Denver Voice editor Sarah Harvey has been similarly impressed. “We’ve been able to help Raven troubleshoot some printing questions and have advised her a bit on her vendor programme – and I know Raven has reached out to other street papers in addition to the Denver Voice for help,” she said. “Even with that mentoring, I must say I am impressed with how quickly she was able to realise her dream and get her first issue printed. I think that drive and determination is a good indicator that she’s street paper material.”
INSP Operations Manager Zoe Greenfield said she was delighted to see the street paper community rally round The Springs Echo. “We are proud of the solidarity in the street paper network as we work together to support those who are facing homelessness and poverty,” she added.

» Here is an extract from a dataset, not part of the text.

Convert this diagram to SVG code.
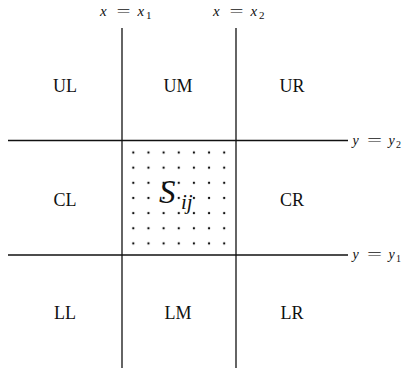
<svg xmlns="http://www.w3.org/2000/svg" width="408" height="368" viewBox="0 0 408 368">
<style>
.ln{stroke:#111;stroke-width:1.3;fill:none}
.lab{font-family:"Liberation Serif","Times New Roman",serif;font-size:18px;fill:#111;text-anchor:middle}
.m{font-family:"Liberation Serif","Times New Roman",serif;font-style:italic;fill:#111}
.r{font-family:"Liberation Serif","Times New Roman",serif;fill:#111}
.xl{font-size:15px}
.yl{font-size:14px}
</style>
<defs>
<pattern id="dots" x="133.3" y="152.5" width="15.15" height="15.15" patternUnits="userSpaceOnUse">
<circle cx="0" cy="0" r="1.2" fill="#111"/>
<circle cx="15.15" cy="0" r="1.2" fill="#111"/>
<circle cx="0" cy="15.15" r="1.2" fill="#111"/>
<circle cx="15.15" cy="15.15" r="1.2" fill="#111"/>
</pattern>
</defs>
<g id="dotfield">
<rect x="131" y="150" width="96" height="96" fill="url(#dots)"/>
</g>
<g id="connectors">
<line class="ln" x1="122" y1="28" x2="122" y2="368"/>
<line class="ln" x1="236" y1="28" x2="236" y2="368"/>
<line class="ln" x1="8" y1="140.5" x2="348" y2="140.5"/>
<line class="ln" x1="8" y1="255" x2="348" y2="255"/>
</g>
<g id="UL"><text class="lab" x="65" y="92">UL</text></g>
<g id="UM"><text class="lab" x="178" y="92">UM</text></g>
<g id="UR"><text class="lab" x="292" y="92">UR</text></g>
<g id="CL"><text class="lab" x="65" y="206">CL</text></g>
<g id="CR"><text class="lab" x="292" y="206">CR</text></g>
<g id="LL"><text class="lab" x="65" y="319">LL</text></g>
<g id="LM"><text class="lab" x="178" y="319">LM</text></g>
<g id="LR"><text class="lab" x="292" y="319">LR</text></g>
<g id="Sij">
<text class="m" font-size="33" x="159" y="203">S</text>
<text class="m" font-size="21" x="181" y="209">ij</text>
</g>
<g id="xlab1" class="xl">
<text class="m" x="100" y="16">x</text>
<text class="r" x="116.5" y="16" textLength="14" lengthAdjust="spacingAndGlyphs">=</text>
<text class="m" x="137.5" y="16">x</text>
<text class="r" font-size="11" x="146" y="19">1</text>
</g>
<g id="xlab2" class="xl">
<text class="m" x="213" y="16">x</text>
<text class="r" x="229.5" y="16" textLength="14" lengthAdjust="spacingAndGlyphs">=</text>
<text class="m" x="250.5" y="16">x</text>
<text class="r" font-size="11" x="259" y="19">2</text>
</g>
<g id="ylab2" class="yl">
<text class="m" x="352.5" y="145">y</text>
<text class="r" x="367" y="145" textLength="15" lengthAdjust="spacingAndGlyphs">=</text>
<text class="m" x="388.5" y="145">y</text>
<text class="r" font-size="10" x="396" y="148">2</text>
</g>
<g id="ylab1" class="yl">
<text class="m" x="352.5" y="259">y</text>
<text class="r" x="367" y="259" textLength="15" lengthAdjust="spacingAndGlyphs">=</text>
<text class="m" x="388.5" y="259">y</text>
<text class="r" font-size="10" x="396" y="262">1</text>
</g>
</svg>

“The whole team at INSP has been impressed by Raven’s drive and passion for this project. Starting and running a street paper is no mean feat and to do so whilst facing the personal challenges of homelessness is awe-inspiring. As we approach #VendorWeek, it’s great to celebrate a former vendor launching a new street paper to offer opportunity to those around her.”
Activism is at the heart of Raven’s ambitions for the paper – but given her continuing struggle with housing, the financial imperative that drives street papers is never far from her mind. “For me, this is all about the vendors,” she says. “If the vendors aren’t out there making money, what’s the point? We need a voice, but at the end of the day this is about getting people off the streets.”